* _TASK OBJECTIVE_:
Take the lines from the beginning of the material through the line containing "chart verified by" and retype them exactly, leaving the pictures out.
◇ ◇ ◇
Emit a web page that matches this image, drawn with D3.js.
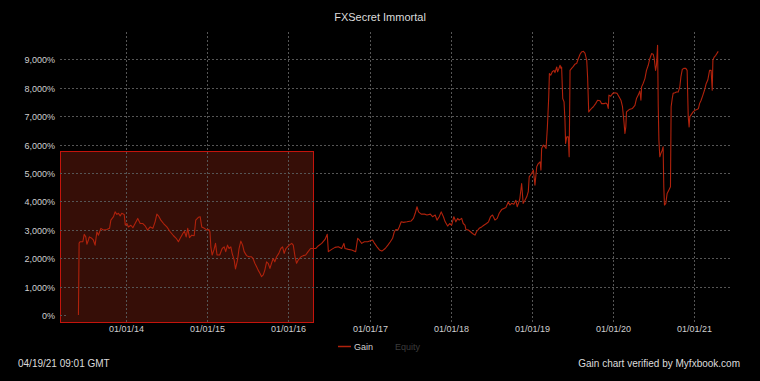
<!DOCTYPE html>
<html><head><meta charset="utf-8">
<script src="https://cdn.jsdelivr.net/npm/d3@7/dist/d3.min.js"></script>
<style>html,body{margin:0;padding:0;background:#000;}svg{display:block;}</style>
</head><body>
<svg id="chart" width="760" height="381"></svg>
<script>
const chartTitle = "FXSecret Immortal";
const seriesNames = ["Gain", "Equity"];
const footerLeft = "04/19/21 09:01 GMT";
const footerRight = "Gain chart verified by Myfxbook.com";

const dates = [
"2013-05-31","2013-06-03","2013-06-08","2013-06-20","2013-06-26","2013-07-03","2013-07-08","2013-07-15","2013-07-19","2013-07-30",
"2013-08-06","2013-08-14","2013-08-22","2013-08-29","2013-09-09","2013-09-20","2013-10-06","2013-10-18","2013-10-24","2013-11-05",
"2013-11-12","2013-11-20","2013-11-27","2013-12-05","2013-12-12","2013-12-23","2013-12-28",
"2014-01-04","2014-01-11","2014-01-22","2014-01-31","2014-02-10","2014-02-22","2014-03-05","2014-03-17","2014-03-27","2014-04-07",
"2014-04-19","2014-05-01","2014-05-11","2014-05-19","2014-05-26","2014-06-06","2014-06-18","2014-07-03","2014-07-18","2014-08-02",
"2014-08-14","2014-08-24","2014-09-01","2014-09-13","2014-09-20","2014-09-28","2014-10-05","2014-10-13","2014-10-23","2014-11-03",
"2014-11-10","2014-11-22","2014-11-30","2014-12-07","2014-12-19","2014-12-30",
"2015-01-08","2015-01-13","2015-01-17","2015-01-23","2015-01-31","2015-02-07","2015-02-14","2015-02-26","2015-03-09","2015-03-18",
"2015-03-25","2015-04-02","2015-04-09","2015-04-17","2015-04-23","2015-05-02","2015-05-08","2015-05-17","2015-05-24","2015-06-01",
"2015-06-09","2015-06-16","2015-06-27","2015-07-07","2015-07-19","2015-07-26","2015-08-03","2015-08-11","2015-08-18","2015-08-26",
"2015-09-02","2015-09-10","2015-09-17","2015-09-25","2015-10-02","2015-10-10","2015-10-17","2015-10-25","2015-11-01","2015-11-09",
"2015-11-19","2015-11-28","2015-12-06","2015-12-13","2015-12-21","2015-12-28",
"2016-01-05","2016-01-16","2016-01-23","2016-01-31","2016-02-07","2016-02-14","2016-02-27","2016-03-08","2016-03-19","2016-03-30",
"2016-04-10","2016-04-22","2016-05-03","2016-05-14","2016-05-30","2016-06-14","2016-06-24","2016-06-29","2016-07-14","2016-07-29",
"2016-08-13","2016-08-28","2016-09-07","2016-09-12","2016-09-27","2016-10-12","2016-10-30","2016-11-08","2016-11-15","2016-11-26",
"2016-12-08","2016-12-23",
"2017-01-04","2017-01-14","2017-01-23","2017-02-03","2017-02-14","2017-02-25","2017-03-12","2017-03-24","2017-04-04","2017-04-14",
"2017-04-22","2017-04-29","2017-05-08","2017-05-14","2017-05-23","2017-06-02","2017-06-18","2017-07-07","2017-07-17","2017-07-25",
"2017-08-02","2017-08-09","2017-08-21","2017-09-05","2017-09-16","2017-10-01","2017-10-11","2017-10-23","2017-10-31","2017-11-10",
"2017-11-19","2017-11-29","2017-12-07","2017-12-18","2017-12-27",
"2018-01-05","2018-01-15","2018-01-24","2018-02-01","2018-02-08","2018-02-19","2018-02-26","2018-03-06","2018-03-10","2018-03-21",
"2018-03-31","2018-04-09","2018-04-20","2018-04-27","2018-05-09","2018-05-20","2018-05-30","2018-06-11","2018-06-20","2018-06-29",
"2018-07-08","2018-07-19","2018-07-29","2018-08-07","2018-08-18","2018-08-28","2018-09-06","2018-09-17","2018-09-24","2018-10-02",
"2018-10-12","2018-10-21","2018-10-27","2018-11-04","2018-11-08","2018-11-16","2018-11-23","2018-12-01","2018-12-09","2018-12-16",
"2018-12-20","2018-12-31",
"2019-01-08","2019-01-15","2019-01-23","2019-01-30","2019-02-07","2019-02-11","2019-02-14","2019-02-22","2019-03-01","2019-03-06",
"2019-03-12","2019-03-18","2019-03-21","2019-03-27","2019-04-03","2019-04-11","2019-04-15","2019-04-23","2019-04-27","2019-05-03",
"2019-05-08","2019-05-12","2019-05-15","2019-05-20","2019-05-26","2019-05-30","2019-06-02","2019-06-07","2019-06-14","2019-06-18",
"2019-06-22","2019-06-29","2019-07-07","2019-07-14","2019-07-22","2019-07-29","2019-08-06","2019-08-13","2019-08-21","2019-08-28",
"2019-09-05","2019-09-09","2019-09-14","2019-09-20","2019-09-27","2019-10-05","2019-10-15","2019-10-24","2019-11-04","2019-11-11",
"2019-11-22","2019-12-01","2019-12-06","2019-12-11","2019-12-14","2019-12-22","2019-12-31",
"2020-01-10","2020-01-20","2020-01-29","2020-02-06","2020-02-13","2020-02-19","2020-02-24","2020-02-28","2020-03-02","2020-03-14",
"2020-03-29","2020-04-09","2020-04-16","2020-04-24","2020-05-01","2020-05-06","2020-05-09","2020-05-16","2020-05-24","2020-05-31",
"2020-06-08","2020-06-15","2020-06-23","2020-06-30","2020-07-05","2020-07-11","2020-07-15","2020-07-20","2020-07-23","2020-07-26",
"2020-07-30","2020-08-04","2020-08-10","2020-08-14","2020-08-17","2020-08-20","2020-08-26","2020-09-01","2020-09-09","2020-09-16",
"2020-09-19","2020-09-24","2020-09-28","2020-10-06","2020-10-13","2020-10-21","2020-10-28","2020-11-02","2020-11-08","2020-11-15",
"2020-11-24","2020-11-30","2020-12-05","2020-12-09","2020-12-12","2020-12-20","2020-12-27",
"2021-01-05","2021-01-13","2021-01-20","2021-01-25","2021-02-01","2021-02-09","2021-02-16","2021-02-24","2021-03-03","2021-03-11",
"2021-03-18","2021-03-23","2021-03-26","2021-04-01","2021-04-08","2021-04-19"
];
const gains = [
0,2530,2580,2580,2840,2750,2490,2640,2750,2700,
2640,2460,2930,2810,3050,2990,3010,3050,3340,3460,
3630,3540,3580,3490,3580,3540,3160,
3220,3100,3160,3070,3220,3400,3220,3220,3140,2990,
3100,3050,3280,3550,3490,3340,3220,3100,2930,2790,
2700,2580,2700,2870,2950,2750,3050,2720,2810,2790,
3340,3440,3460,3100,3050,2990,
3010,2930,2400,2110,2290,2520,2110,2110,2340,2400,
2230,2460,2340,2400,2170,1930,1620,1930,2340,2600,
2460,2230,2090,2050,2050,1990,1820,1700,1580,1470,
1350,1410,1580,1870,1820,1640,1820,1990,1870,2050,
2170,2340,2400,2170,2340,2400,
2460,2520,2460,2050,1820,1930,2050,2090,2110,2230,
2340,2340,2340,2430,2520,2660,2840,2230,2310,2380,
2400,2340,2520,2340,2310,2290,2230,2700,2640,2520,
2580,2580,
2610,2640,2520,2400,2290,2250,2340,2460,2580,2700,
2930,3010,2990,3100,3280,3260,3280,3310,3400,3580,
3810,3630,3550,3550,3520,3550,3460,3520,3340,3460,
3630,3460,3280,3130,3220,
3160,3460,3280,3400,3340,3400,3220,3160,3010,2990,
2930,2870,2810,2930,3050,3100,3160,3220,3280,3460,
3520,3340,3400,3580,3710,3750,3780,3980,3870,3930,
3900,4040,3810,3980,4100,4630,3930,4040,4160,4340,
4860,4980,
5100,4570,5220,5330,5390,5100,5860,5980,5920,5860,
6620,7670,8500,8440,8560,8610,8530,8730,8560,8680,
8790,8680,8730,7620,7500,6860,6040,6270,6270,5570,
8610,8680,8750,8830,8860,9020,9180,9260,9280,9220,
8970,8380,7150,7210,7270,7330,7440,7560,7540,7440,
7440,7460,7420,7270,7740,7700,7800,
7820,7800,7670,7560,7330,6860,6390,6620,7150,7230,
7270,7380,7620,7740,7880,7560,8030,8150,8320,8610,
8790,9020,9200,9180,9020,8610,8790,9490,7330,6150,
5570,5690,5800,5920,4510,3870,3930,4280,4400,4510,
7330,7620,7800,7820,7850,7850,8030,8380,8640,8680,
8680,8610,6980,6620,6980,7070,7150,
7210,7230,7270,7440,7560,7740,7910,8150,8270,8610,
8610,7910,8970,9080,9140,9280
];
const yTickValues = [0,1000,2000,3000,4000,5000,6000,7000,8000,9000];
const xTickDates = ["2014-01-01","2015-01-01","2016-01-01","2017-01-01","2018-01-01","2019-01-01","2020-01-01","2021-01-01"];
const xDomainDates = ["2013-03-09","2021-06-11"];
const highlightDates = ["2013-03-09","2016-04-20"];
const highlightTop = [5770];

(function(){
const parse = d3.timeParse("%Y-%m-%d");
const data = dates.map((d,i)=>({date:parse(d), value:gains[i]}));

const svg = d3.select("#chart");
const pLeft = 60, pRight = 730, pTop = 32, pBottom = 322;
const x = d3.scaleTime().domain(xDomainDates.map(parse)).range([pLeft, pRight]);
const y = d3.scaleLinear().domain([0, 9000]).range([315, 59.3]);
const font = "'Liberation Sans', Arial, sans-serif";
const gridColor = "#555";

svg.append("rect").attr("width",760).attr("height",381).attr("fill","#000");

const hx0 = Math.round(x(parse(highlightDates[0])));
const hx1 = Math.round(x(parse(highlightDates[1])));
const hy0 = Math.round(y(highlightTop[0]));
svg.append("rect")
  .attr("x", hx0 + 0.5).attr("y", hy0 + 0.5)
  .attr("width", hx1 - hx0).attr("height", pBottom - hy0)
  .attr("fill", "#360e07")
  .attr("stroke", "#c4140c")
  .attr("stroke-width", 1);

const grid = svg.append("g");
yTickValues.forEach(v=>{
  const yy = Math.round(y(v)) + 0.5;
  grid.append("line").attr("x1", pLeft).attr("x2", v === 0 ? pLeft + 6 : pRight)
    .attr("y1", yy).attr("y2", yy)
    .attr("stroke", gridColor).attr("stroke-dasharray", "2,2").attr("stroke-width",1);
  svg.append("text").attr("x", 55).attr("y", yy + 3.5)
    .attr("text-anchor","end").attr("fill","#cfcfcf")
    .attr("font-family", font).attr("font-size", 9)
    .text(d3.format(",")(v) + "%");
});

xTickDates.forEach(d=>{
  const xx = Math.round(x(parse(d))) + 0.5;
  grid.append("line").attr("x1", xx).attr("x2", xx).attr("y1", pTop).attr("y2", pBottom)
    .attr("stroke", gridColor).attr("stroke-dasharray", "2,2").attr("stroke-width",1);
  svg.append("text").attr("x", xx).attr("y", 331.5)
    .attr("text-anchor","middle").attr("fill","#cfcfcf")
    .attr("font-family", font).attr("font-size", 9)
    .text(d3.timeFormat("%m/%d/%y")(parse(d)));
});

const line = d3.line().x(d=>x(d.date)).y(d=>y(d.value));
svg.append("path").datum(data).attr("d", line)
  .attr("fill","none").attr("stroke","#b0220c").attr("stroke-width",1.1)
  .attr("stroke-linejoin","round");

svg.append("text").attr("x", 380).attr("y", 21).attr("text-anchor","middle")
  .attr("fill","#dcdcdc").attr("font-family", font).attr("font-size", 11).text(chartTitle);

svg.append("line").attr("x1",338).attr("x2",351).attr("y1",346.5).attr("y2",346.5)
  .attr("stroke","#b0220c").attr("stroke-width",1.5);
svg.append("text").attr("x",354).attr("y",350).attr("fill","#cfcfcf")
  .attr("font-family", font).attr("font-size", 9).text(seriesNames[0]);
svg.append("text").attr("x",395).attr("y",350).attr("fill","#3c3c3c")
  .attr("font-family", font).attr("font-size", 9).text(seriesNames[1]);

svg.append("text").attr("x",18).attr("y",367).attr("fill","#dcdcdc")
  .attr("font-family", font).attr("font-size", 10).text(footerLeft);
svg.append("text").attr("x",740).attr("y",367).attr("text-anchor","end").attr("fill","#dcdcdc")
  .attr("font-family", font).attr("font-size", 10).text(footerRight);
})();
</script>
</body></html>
◇ ◇ ◇
* _EXERCISE OUTPUT_:
Emit a web page that matches this image, drawn with D3.js.
<!DOCTYPE html>
<html><head><meta charset="utf-8">
<script src="https://cdn.jsdelivr.net/npm/d3@7/dist/d3.min.js"></script>
<style>html,body{margin:0;padding:0;background:#000;}svg{display:block;}</style>
</head><body>
<svg id="chart" width="760" height="381"></svg>
<script>
const chartTitle = "FXSecret Immortal";
const seriesNames = ["Gain", "Equity"];
const footerLeft = "04/19/21 09:01 GMT";
const footerRight = "Gain chart verified by Myfxbook.com";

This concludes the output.